Outlook:

We get the first estimate of Q2 GDP next week, but yesterday's retail sales already have forecasters raising their estimates. Macroeconomics raised its Q2 forecast to 2.1% from 1.8% and the Atlanta Fed GDPNow from 1.4% to 1.6%. See the chart. The Atlanta Fed goes again today after June housing starts, likely a dip by 0.7% but less than -0.9% the month before. And we also get the Beige Book today. Canada reports June CPI, probably a fallback to 2%.

GDP

For the dollar to rise on short-term good data is a little annoying when there are Really Big Issues also on the table not getting enough attention. Why is nobody agitating about the lack of progress in China talks? If uncertainty about the trade deal is driving the Fed into rate cuts, why are we not hearing from Congress, or unions, or famers, or even the Chamber of Commerce? It's as though once Trump grabs a subject, everyone else has to stand aside. This kind of bullying is no way to run a railroad.
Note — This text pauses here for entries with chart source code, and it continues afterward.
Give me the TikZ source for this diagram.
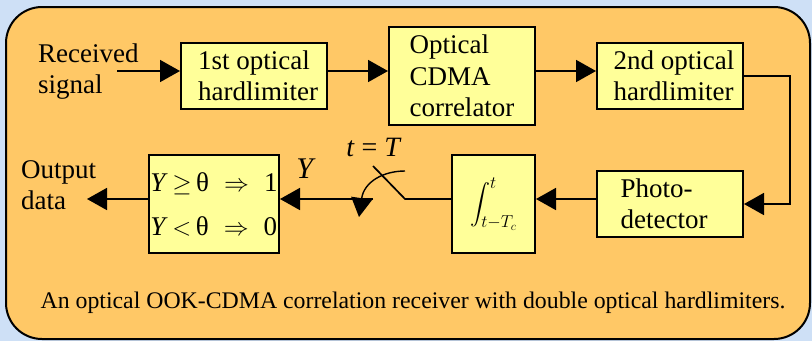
\documentclass[tikz,border=0pt]{standalone}
\usepackage{amsmath, amssymb}
\usepackage{fontspec}
\setmainfont{Liberation Serif}
\usepackage{tikz}
\usetikzlibrary{arrows.meta,positioning,calc}

\definecolor{skyback}{RGB}{206,224,246}
\definecolor{panelorange}{RGB}{255,200,102}
\definecolor{boxyellow}{RGB}{255,255,153}

% limits of the integrator, set larger than script size
\newcommand{\limsz}[1]{\hbox{\fontsize{17}{19}\selectfont$#1$}}

\begin{document}
\begin{tikzpicture}[x=1pt, y=-1pt,
  blk/.style={draw, line width=2pt, fill=boxyellow, align=left, inner sep=0pt,
    font=\fontsize{27}{31.5}\selectfont},
  wire/.style={line width=1.7pt},
  flow/.style={wire, -{Triangle[length=20pt,width=22pt]}},
  lbl/.style={align=left, inner sep=0pt, font=\fontsize{27}{31}\selectfont}]

  % panel
  \fill[skyback] (0,0) rectangle (812,341);
  \draw[line width=2pt, fill=panelorange, rounded corners=36pt] (6,7) rectangle (810,339);
  \useasboundingbox (0,0) rectangle (812,341);

  % top row
  \node[blk, minimum width=146pt, minimum height=66pt] (hl1) at (254,76) {\hspace*{8pt}1st optical\\\hspace*{8pt}hardlimiter};
  \node[blk, minimum width=146pt, minimum height=98pt] (corr) at (462,76) {Optical\\CDMA\\correlator};
  \node[blk, minimum width=146pt, minimum height=66pt] (hl2) at (670,76) {\hspace*{8pt}2nd optical\\\hspace*{8pt}hardlimiter};

  % bottom row
  \node[blk, minimum width=146pt, minimum height=66pt] (pd) at (670,204) {Photo-\\detector\hspace*{12pt}};
  \node[blk, minimum width=83pt, minimum height=98pt, font=\fontsize{20}{22}\selectfont] (intg) at (493.5,204)
    {$\displaystyle\int_{\limsz{t{-}T_c}}^{\limsz{t}}$};
  \node[blk, minimum width=130pt, minimum height=98pt, font=\fontsize{27}{44}\selectfont] (dec) at (214,204)
    {\textit{Y}\,$\geq$\,θ\;\;$\Rightarrow$\;\;1\\\textit{Y}\,$<$\,θ\;\;$\Rightarrow$\;\;0};

  % inputs and outputs
  \node[lbl, anchor=west] (rxlbl) at (38,72) {Received\\signal};
  \node[lbl, anchor=west] (outlbl) at (21,185) {Output\\data};
  \coordinate (rx) at (117,71);
  \coordinate (ox) at (87,199);

  % sampling switch
  \coordinate (sw1) at (373,199);
  \coordinate (sw2) at (405,199);
  \coordinate (swa) at (373,166);
  \coordinate (cs) at (405,171);
  \coordinate (ce) at (359,217);
  \node[inner sep=0pt, font=\fontsize{28}{30}\selectfont] (tT) at (374,147) {\textit{t} = \textit{T}};
  \node[inner sep=0pt, font=\fontsize{30}{32}\selectfont] (ylbl) at (306,169) {\textit{Y}};

  % connections
  \draw[flow] (rx) -- (rx -| hl1.west);
  \draw[flow] (hl1.east |- rx) -- (corr.west |- rx);
  \draw[flow] (corr.east |- rx) -- (hl2.west |- rx);
  \draw[flow] (hl2.east) -- ++(46,0) |- (pd.east);
  \draw[flow] (pd.west |- ox) -- (intg.east |- ox);
  \draw[wire] (intg.west |- ox) -- (sw2) -- (swa);
  \draw[flow] (sw1) -- (dec.east |- ox);
  \draw[flow] (dec.west |- ox) -- (ox);
  \draw[line width=1.4pt, -{Triangle[length=19pt,width=21pt]}] (cs) .. controls (383,171) and (364,182) .. (ce);

  % caption
  \node[inner sep=0pt, font=\fontsize{23.8}{26}\selectfont] (cap) at (413,303)
    {An optical OOK-CDMA correlation receiver with double optical hardlimiters.};
\end{tikzpicture}
\end{document}
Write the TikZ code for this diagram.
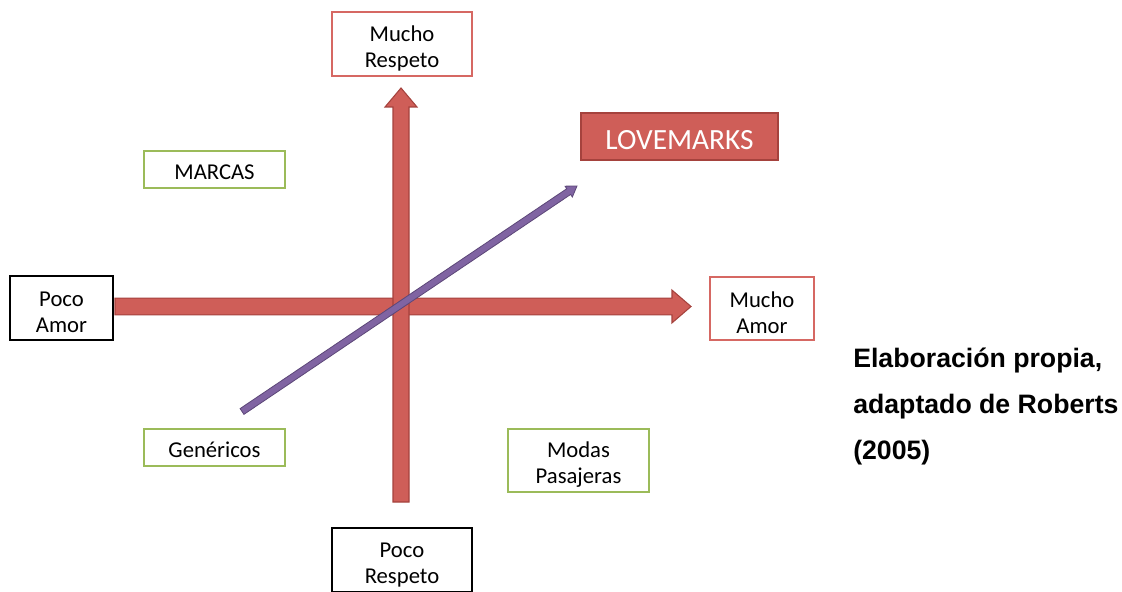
\documentclass[tikz,border=0pt]{standalone}
\usepackage{fontspec}
\setmainfont{Carlito}
\newfontfamily\notefont{Liberation Sans}
\usepackage{tikz}
\usetikzlibrary{calc}

\definecolor{axisred}{RGB}{207,94,88}
\definecolor{axisredline}{RGB}{165,66,61}
\definecolor{boxred}{RGB}{214,104,99}
\definecolor{boxgreen}{RGB}{155,187,89}
\definecolor{diagpurple}{RGB}{128,100,162}
\definecolor{diagpurpleline}{RGB}{92,71,120}

% style, tail, tip, half shaft, half head, head length
\newcommand{\fatarrow}[6]{%
\coordinate (fa-base) at ($(#3)!#6!(#2)$);
\filldraw [#1] ($(#2)!#4!90:(#3)$) -- ($(fa-base)!#4!90:(#3)$) -- ($(fa-base)!#5!90:(#3)$) -- (#3)
  -- ($(fa-base)!#5!-90:(#3)$) -- ($(fa-base)!#4!-90:(#3)$) -- ($(#2)!#4!-90:(#3)$) -- cycle;}
\newcommand{\up}{\rule{0pt}{1.05em}}

\begin{document}
\begin{tikzpicture}[x=0.75pt, y=-0.75pt,
  label/.style={inner sep=0pt, align=center, line width=1.5pt, font=\fontsize{17pt}{19.5pt}\selectfont},
  redbox/.style={label, draw=boxred},
  greenbox/.style={label, draw=boxgreen},
  blackbox/.style={label, draw=black}]
\useasboundingbox (0,0) rectangle (1122,592);

\node [redbox, minimum width=105pt, minimum height=48pt] (mrespeto) at (402,44) {\up Mucho\\Respeto};
\node [blackbox, minimum width=105pt, minimum height=48pt] (prespeto) at (402,560) {\up Poco\\Respeto};
\node [blackbox, minimum width=77.25pt, minimum height=48pt] (pamor) at (61.5,308) {\up Poco\\Amor};
\node [redbox, minimum width=78pt, minimum height=47.25pt] (mamor) at (762,308.5) {\up Mucho\\Amor};
\node [greenbox, minimum width=105.75pt, minimum height=27.75pt] (marcas) at (214.5,169.5) {\rule{0pt}{0.9em}MARCAS};
\node [greenbox, minimum width=105.75pt, minimum height=27.75pt] (genericos) at (214.5,447) {\rule{0pt}{0.9em}Genéricos};
\node [greenbox, minimum width=105.75pt, minimum height=47.25pt] (modas) at (578.5,460.5) {\up Modas\\Pasajeras};
\node [label, fill=axisred, draw=axisredline, text=white, font=\fontsize{22pt}{26pt}\selectfont,
  minimum width=147.75pt, minimum height=35.25pt] (love) at (679.5,136.5) {\rule{0pt}{0.9em}LOVEMARKS};

\node [anchor=north west, inner sep=0pt, align=left, font=\notefont\bfseries\fontsize{20pt}{34.5pt}\selectfont]
  (nota) at (853,348) {Elaboración propia,\\adaptado de Roberts\\(2005)};

\coordinate (resp-low) at (401,502);
\coordinate (resp-high) at (401,88);
\coordinate (amor-low) at (115,306.5);
\coordinate (amor-high) at (691,306.5);
\coordinate (gen-end) at (242,411.5);
\coordinate (love-end) at (577,186);

\fatarrow{fill=axisred, draw=axisredline, line width=0.8pt}{amor-low}{amor-high}{6.3pt}{12.3pt}{14.25pt}
\fatarrow{fill=axisred, draw=axisredline, line width=0.8pt}{resp-low}{resp-high}{6pt}{12pt}{14.25pt}
\fatarrow{fill=diagpurple, draw=diagpurpleline, line width=0.6pt}{gen-end}{love-end}{2.6pt}{4.9pt}{7.5pt}
\end{tikzpicture}
\end{document}
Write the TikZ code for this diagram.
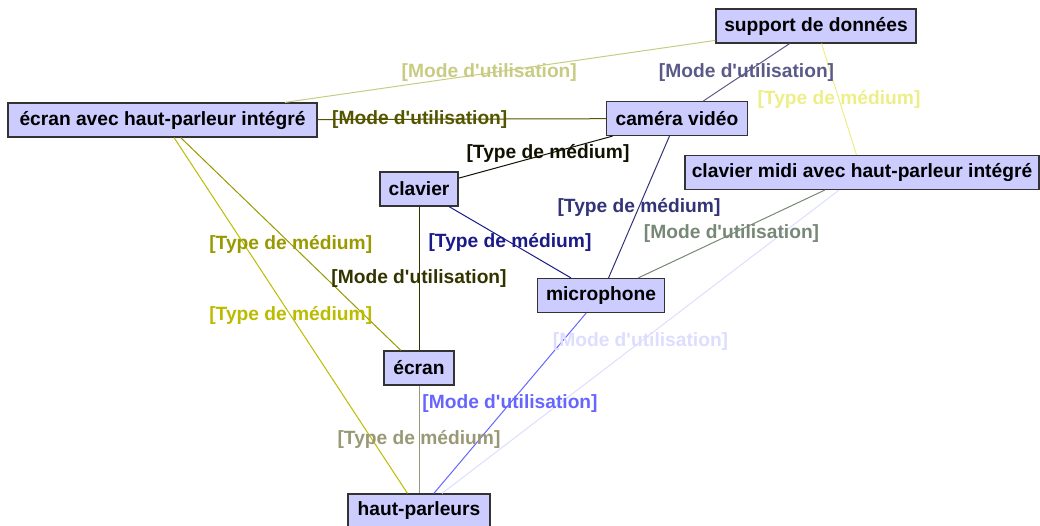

And the prospect of two or even three rate cuts—that drove the dollar down in the first place—is still very much with us. Good data is not going to stay the Fed's hand. Why a couple of good data points set off a knee-jerk buying spree is short-termism at its worst. Longer run, those rate cuts "should" be dollar negative (if everything else remains the same) and intervention talk should be negative, too. Customarily, talk about intervention often causes the desired move and removes the perceived need for the act itself. Intervention may not be serious or imminent just yet, but it's exactly the kind of disruption Trump enjoys and sometimes needs to take the spotlight off some other awful thing he just said or did.

The US House just rebuked Trump for racism with the vote all 235 Democrats, four Republicans and one independent. This doesn't pass the "so what?" test for other policy issues coming out of the inept White House. If anything, it eggs on new distractions and digressions.

The resumed upward trajectory of the dollar is getting stronger.